In the past months, three separate studies—two of them just out in the prestigious journal Science—have added to a substantial body of literature linking widespread use of neonicotinoids to CCD. The latest research will renew pressure on the EPA to reconsider its registration of Bayer’s products. The EPA green-lighted Bayer’s products based largely on a study funded by the chemical giant itself—which was later discredited by the EPA’s own scientists, as this leaked memo shows.

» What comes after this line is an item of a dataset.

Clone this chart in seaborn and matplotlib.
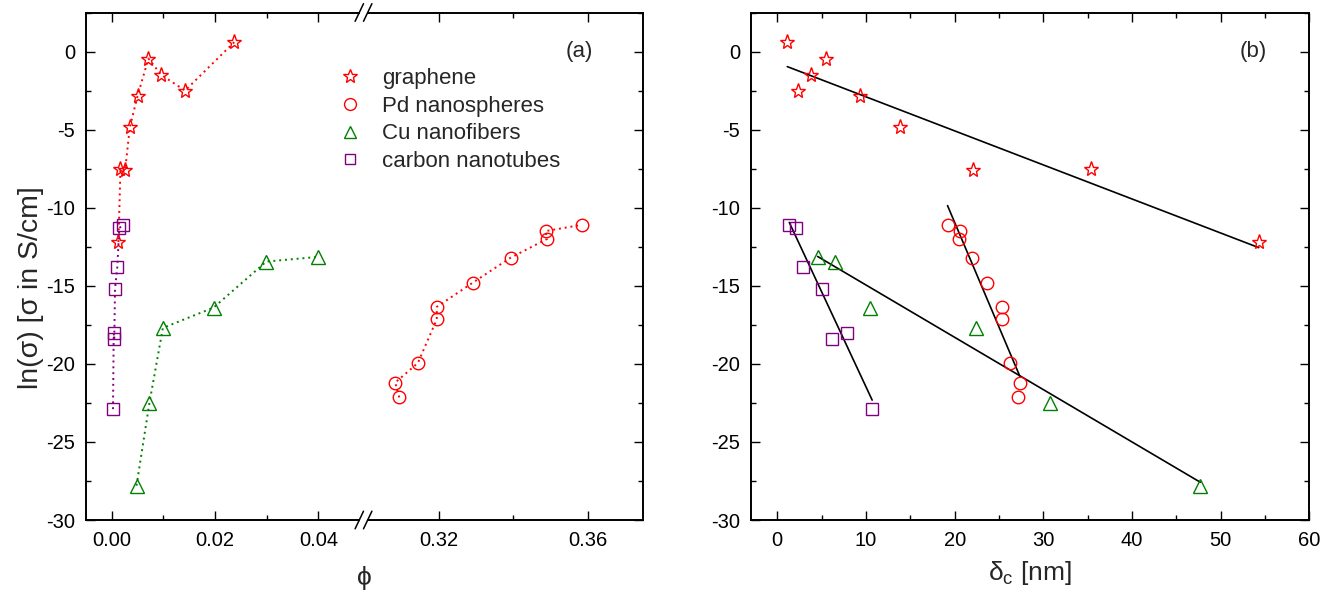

When seeds are treated with neonics, the pesticides get absorbed by the plant’s vascular system and then “expressed” in the pollen and nectar, where they attack the nervous systems of insects. Bayer targeted its treatments at the most prolific US crop—corn—and since the late 1990s, corn farmers have been blanketing millions of acres of farmland with neonic-treated seeds.

And it’s not just corn. In addition to the vast corn crop mentioned above, Bayer’s neonics have worked their way into substantial portions of the soy, wheat, cotton, sorghum, and peanut seed markets. In 2010, according to research by the Pesticide Action Network of North America, at least 142 million total acres were planted in neonic-treated seeds—a trend that will continue if not increase in  the 2012 growing season. That represents a landmass equal to the footprints of California and Washington State.

This makes more sense to me than power lines or cell towers.  The wide spread nature of CCD seems to be too wide for that explanation.  However, pesticides DO make sense and I’d be very happy if we have indeed found the cause.

However, now we have to determine the cure.  Almost assuredly the EPA will take steps to ban the use of neonics and that will be the end of it.  However, might there be a more free market approach?  Would there be mechanisms in the opn market that would incent farmers to use another form of pesticide?  Or to cause Bayer to begin researching a new product that doesn’t contain these neonics?  Or even to continue to use ’em but create the compound such that it doesn’t express itself in the pollen?

There is a time and a place for government and for governmental regulations.  We have to avoid the moral hazard displayed when a factory dumps chemicals in a river creating products that aren’t used by the people living downriver.  There have to be cases of protecting the rights of those impacted when they are unable to affect the outcome or behavior of the factory.